* Begin *
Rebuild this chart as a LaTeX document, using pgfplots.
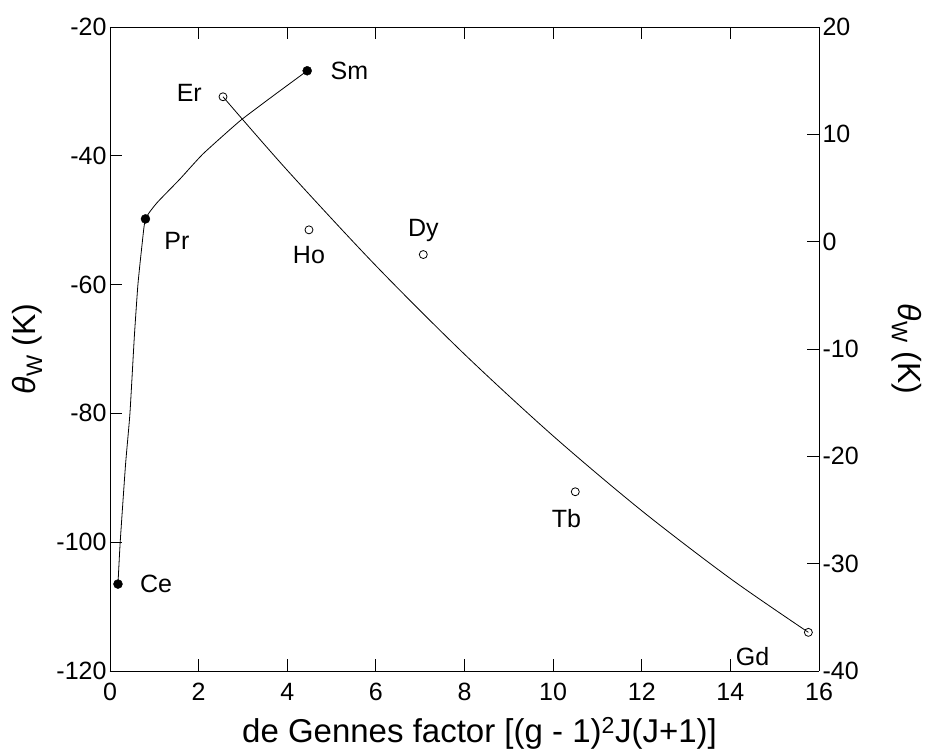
\documentclass[border=0pt]{standalone}
\usepackage{fontspec}
\setmainfont{Liberation Sans}
\usepackage{pgfplots}
\pgfplotsset{compat=1.18}
\newcommand{\thw}{\textit{θ}\textsubscript{W} (K)}
\newcommand{\lbl}{\fontsize{25bp}{29bp}\selectfont}
\pgfplotsset{
  myax/.style={
    at={(0,0)}, anchor=south west, scale only axis,
    width=709bp, height=644bp, xmin=0, xmax=16,
    tick align=inside, major tick length=12bp,
    tick label style={font=\lbl},
    /pgf/number format/assume math mode=true,
    axis line style={line width=0.8bp}, tick style={line width=0.8bp, black},
    label style={font=\fontsize{32bp}{36bp}\selectfont},
  }
}
\begin{document}
\begin{tikzpicture}[x=1bp,y=1bp]
\path[use as bounding box] (-110,-79) rectangle (818,671);
\begin{axis}[myax, ymin=-120, ymax=-20,
  axis y line*=left,
  xtick={0,2,...,16}, ytick={-120,-100,...,-20},
  xticklabel style={yshift=-9bp},
  xlabel={de Gennes factor [(g - 1)\textsuperscript{2}J(J+1)]},
  ylabel={\thw},
  xlabel style={at={([xshift=15bp,yshift=-62bp]axis description cs:0.5,0)}, anchor=center,
    font=\fontsize{33bp}{37bp}\selectfont},
  ylabel style={at={([xshift=-83bp]axis description cs:0,0.5)}, anchor=center}]
% fitted curve, filled symbols
\addplot[black, line width=0.8bp, smooth, tension=0.3] coordinates {
  (0.18,-106.5) (0.23,-100) (0.35,-88) (0.45,-80) (0.55,-68) (0.63,-60)
  (0.72,-54) (0.80,-49.8) (1.06,-47.3) (1.58,-43.6)
  (2.10,-39.7) (2.93,-34.6) (3.70,-30.6) (4.45,-26.8)};
\addplot[only marks, mark=*, mark size=4.5bp, black] coordinates {
  (0.18,-106.5) (0.80,-49.8) (4.45,-26.8)};
\node[anchor=west, font=\lbl] at (axis cs:0.6,-106.5) {Ce};
\node[anchor=west, font=\lbl] at (axis cs:1.15,-53.2) {Pr};
\node[anchor=west, font=\lbl] at (axis cs:4.9,-26.8) {Sm};
\end{axis}
\begin{axis}[myax, ymin=-40, ymax=20,
  axis y line*=right, axis x line=none,
  ytick={-40,-30,...,20},
  ylabel={\thw},
  ylabel style={at={([xshift=88bp]axis description cs:1,0.5)}, anchor=center, rotate=180}]
% fitted curve, open symbols
\addplot[black, line width=0.8bp, smooth] coordinates {
  (2.55,13.5) (4,6.65) (6,-2.24) (8,-10.49) (10,-18.10)
  (12,-25.07) (14,-31.39) (15.76,-36.4)};
\addplot[only marks, mark=o, mark size=4bp, black, fill=white, mark options={line width=0.8bp}] coordinates {
  (2.55,13.5) (4.49,1.1) (7.07,-1.2) (10.5,-23.3) (15.76,-36.4)};
\node[anchor=east, font=\lbl] at (axis cs:2.15,13.9) {Er};
\node[anchor=north, font=\lbl] at (axis cs:4.49,-0.1) {Ho};
\node[anchor=south, font=\lbl] at (axis cs:7.07,-0.3) {Dy};
\node[anchor=north, font=\lbl] at (axis cs:10.3,-24.6) {Tb};
\node[font=\lbl] at (axis cs:14.5,-38.7) {Gd};
\end{axis}
\end{tikzpicture}
\end{document}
* End *
Instruction:
Every line of the material is to be quoted exactly, with no pictures carried over.

Reply to the task:
Rebuild this chart as a LaTeX document, using pgfplots.
\documentclass[border=0pt]{standalone}
\usepackage{fontspec}
\setmainfont{Liberation Sans}
\usepackage{pgfplots}
\pgfplotsset{compat=1.18}
\newcommand{\thw}{\textit{θ}\textsubscript{W} (K)}
\newcommand{\lbl}{\fontsize{25bp}{29bp}\selectfont}
\pgfplotsset{
  myax/.style={
    at={(0,0)}, anchor=south west, scale only axis,
    width=709bp, height=644bp, xmin=0, xmax=16,
    tick align=inside, major tick length=12bp,
    tick label style={font=\lbl},
    /pgf/number format/assume math mode=true,
    axis line style={line width=0.8bp}, tick style={line width=0.8bp, black},
    label style={font=\fontsize{32bp}{36bp}\selectfont},
  }
}
\begin{document}
\begin{tikzpicture}[x=1bp,y=1bp]
\path[use as bounding box] (-110,-79) rectangle (818,671);
\begin{axis}[myax, ymin=-120, ymax=-20,
  axis y line*=left,
  xtick={0,2,...,16}, ytick={-120,-100,...,-20},
  xticklabel style={yshift=-9bp},
  xlabel={de Gennes factor [(g - 1)\textsuperscript{2}J(J+1)]},
  ylabel={\thw},
  xlabel style={at={([xshift=15bp,yshift=-62bp]axis description cs:0.5,0)}, anchor=center,
    font=\fontsize{33bp}{37bp}\selectfont},
  ylabel style={at={([xshift=-83bp]axis description cs:0,0.5)}, anchor=center}]
% fitted curve, filled symbols
\addplot[black, line width=0.8bp, smooth, tension=0.3] coordinates {
  (0.18,-106.5) (0.23,-100) (0.35,-88) (0.45,-80) (0.55,-68) (0.63,-60)
  (0.72,-54) (0.80,-49.8) (1.06,-47.3) (1.58,-43.6)
  (2.10,-39.7) (2.93,-34.6) (3.70,-30.6) (4.45,-26.8)};
\addplot[only marks, mark=*, mark size=4.5bp, black] coordinates {
  (0.18,-106.5) (0.80,-49.8) (4.45,-26.8)};
\node[anchor=west, font=\lbl] at (axis cs:0.6,-106.5) {Ce};
\node[anchor=west, font=\lbl] at (axis cs:1.15,-53.2) {Pr};
\node[anchor=west, font=\lbl] at (axis cs:4.9,-26.8) {Sm};
\end{axis}
\begin{axis}[myax, ymin=-40, ymax=20,
  axis y line*=right, axis x line=none,
  ytick={-40,-30,...,20},
  ylabel={\thw},
  ylabel style={at={([xshift=88bp]axis description cs:1,0.5)}, anchor=center, rotate=180}]
% fitted curve, open symbols
\addplot[black, line width=0.8bp, smooth] coordinates {
  (2.55,13.5) (4,6.65) (6,-2.24) (8,-10.49) (10,-18.10)
  (12,-25.07) (14,-31.39) (15.76,-36.4)};
\addplot[only marks, mark=o, mark size=4bp, black, fill=white, mark options={line width=0.8bp}] coordinates {
  (2.55,13.5) (4.49,1.1) (7.07,-1.2) (10.5,-23.3) (15.76,-36.4)};
\node[anchor=east, font=\lbl] at (axis cs:2.15,13.9) {Er};
\node[anchor=north, font=\lbl] at (axis cs:4.49,-0.1) {Ho};
\node[anchor=south, font=\lbl] at (axis cs:7.07,-0.3) {Dy};
\node[anchor=north, font=\lbl] at (axis cs:10.3,-24.6) {Tb};
\node[font=\lbl] at (axis cs:14.5,-38.7) {Gd};
\end{axis}
\end{tikzpicture}
\end{document}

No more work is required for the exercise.